→ **Requirements**:
Everything from the first line of the data through the line with "const YEAR_LABELS = ['1969', 'MONTHS', '1970'];" is to be echoed exactly, minus the pictures.
----- Dataset section -----
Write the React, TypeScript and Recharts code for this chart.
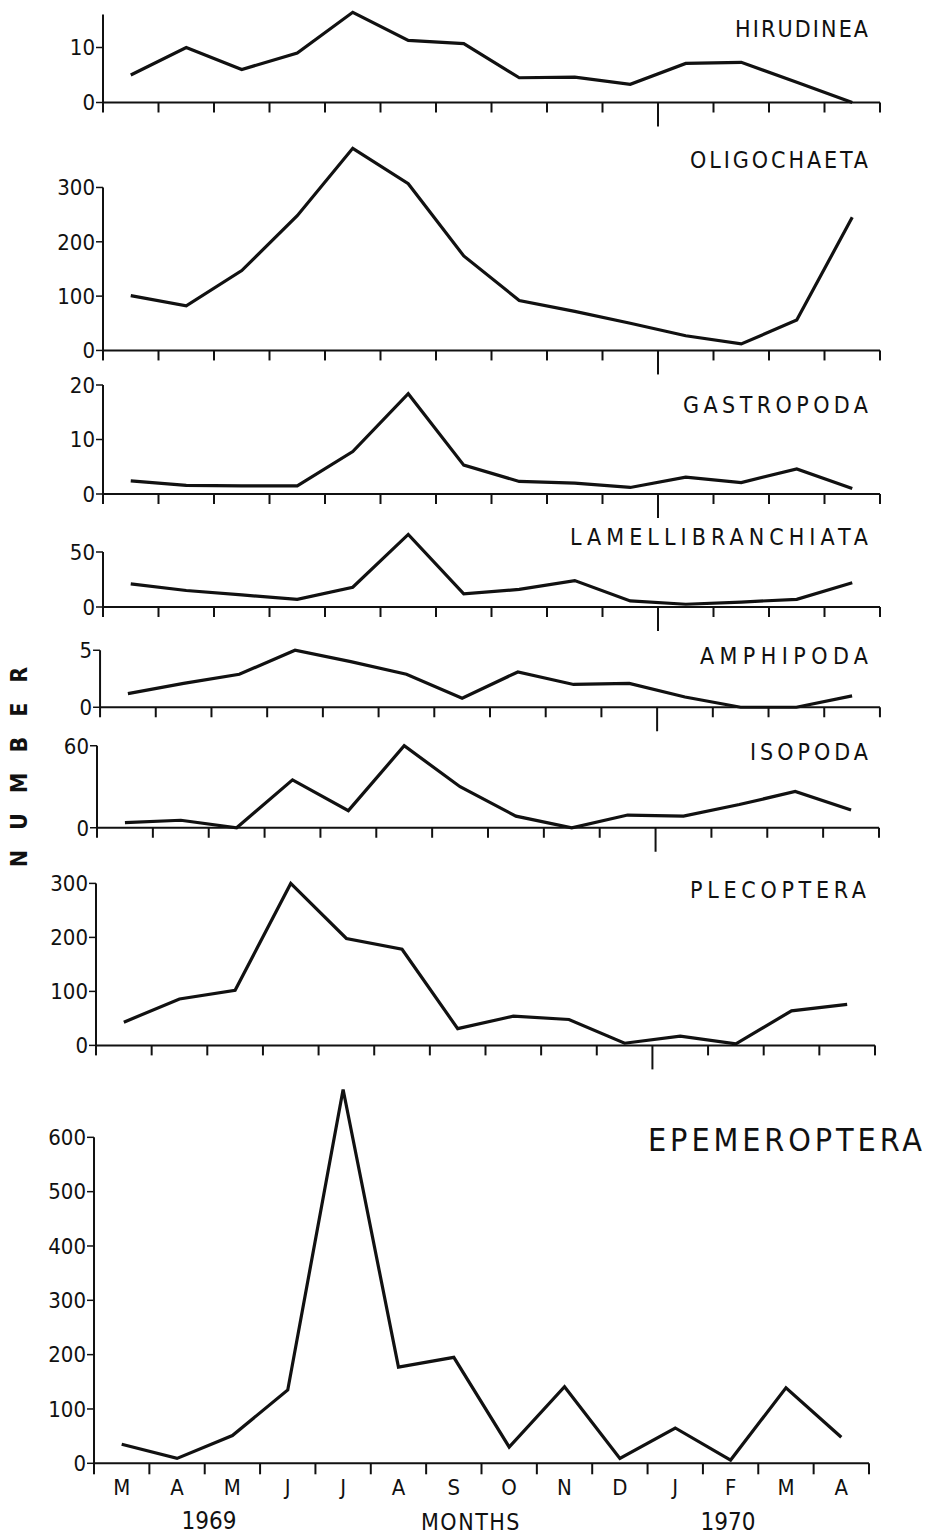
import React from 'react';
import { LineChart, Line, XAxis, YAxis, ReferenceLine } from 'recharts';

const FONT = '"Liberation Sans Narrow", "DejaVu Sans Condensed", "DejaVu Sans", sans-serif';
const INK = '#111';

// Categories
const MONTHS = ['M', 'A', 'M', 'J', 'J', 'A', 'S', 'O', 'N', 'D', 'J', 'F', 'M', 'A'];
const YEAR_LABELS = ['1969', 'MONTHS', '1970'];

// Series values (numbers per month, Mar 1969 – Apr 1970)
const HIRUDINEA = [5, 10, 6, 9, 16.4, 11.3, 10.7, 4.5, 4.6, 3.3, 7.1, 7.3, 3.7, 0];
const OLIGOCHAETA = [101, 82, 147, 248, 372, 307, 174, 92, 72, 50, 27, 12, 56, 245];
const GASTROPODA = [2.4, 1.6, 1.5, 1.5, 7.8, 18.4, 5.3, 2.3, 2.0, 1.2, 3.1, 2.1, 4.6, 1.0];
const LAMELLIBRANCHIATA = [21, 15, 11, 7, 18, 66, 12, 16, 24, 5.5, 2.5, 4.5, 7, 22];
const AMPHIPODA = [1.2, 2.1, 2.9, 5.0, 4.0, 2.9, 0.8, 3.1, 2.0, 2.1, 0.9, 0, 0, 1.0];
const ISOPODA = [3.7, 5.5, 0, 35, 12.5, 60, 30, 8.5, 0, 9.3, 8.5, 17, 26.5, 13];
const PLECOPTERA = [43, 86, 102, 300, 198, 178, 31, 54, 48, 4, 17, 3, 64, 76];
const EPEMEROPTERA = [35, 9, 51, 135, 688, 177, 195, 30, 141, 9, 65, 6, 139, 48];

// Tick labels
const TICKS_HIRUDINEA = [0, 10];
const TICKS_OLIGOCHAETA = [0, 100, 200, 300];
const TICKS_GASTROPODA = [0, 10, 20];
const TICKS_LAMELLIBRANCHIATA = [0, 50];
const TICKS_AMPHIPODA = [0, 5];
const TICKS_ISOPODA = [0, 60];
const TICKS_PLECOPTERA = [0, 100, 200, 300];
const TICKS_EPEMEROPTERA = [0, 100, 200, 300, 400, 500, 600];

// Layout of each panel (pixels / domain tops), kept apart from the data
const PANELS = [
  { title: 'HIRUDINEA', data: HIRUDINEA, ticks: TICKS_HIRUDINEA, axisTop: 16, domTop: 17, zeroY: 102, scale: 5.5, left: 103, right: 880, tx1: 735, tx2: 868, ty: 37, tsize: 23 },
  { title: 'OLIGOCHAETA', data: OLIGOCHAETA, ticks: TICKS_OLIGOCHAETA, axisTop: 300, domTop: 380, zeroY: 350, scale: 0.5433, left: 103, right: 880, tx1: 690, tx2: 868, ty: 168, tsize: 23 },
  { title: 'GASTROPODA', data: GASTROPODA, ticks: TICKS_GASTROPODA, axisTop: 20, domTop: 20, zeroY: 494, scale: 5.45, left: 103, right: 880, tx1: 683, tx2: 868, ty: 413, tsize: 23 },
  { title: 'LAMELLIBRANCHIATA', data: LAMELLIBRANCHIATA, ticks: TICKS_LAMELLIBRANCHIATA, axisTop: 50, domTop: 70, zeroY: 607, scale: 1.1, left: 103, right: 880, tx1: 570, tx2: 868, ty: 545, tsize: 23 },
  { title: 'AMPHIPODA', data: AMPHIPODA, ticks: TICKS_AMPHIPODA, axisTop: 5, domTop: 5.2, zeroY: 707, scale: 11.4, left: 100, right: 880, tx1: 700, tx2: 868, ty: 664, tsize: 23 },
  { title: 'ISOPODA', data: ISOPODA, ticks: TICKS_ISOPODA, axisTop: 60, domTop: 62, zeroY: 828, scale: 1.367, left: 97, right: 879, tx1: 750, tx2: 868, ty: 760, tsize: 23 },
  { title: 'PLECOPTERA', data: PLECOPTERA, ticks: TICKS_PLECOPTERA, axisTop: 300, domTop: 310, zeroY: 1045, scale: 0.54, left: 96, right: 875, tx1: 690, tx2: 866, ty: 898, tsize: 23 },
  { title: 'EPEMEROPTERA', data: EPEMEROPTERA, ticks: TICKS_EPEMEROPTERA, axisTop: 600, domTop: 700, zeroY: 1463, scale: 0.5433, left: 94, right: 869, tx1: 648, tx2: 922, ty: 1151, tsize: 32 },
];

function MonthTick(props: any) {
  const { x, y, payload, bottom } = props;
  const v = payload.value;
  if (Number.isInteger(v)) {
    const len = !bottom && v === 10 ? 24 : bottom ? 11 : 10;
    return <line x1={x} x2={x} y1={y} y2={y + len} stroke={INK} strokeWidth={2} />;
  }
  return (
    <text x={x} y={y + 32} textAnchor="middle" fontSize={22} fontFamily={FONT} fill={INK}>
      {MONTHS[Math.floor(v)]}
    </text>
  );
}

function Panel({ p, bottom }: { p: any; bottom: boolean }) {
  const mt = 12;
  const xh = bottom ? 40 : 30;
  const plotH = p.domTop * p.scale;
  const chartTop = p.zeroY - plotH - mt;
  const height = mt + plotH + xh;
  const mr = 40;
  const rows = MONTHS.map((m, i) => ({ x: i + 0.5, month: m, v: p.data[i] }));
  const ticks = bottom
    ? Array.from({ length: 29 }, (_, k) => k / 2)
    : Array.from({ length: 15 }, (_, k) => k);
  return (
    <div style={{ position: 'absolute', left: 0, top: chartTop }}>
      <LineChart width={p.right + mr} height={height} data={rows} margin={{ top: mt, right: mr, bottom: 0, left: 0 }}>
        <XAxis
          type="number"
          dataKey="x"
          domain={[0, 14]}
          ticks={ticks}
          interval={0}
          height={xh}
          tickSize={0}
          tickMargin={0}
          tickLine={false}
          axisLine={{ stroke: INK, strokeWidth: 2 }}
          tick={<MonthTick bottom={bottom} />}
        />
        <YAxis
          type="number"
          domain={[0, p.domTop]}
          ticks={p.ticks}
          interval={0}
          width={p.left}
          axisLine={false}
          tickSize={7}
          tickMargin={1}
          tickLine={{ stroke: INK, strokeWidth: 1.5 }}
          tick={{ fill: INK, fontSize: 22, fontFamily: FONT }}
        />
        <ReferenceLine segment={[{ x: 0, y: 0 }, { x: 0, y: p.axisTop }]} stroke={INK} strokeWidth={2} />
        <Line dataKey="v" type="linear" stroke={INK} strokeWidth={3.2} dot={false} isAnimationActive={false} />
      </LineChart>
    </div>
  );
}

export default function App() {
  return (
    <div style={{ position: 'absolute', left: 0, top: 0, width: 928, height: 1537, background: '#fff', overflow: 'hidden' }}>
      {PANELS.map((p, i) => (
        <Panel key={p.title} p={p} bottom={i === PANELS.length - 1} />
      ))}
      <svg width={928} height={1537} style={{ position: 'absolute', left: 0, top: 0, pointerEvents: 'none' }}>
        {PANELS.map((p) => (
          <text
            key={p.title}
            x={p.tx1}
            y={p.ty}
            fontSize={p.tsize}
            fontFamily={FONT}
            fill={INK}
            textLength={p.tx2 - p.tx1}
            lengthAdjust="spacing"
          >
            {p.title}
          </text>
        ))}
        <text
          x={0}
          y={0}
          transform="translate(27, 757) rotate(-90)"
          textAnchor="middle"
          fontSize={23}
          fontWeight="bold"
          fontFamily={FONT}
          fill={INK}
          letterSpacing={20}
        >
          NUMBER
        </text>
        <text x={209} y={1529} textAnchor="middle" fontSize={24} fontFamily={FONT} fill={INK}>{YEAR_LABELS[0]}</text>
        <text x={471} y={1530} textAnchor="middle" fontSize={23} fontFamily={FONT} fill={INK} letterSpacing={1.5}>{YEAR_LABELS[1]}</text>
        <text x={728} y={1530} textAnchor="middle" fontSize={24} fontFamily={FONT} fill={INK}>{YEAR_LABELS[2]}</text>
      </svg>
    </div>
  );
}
-----
→ **Problem solution**:
Write the React, TypeScript and Recharts code for this chart.
import React from 'react';
import { LineChart, Line, XAxis, YAxis, ReferenceLine } from 'recharts';

const FONT = '"Liberation Sans Narrow", "DejaVu Sans Condensed", "DejaVu Sans", sans-serif';
const INK = '#111';

// Categories
const MONTHS = ['M', 'A', 'M', 'J', 'J', 'A', 'S', 'O', 'N', 'D', 'J', 'F', 'M', 'A'];
const YEAR_LABELS = ['1969', 'MONTHS', '1970'];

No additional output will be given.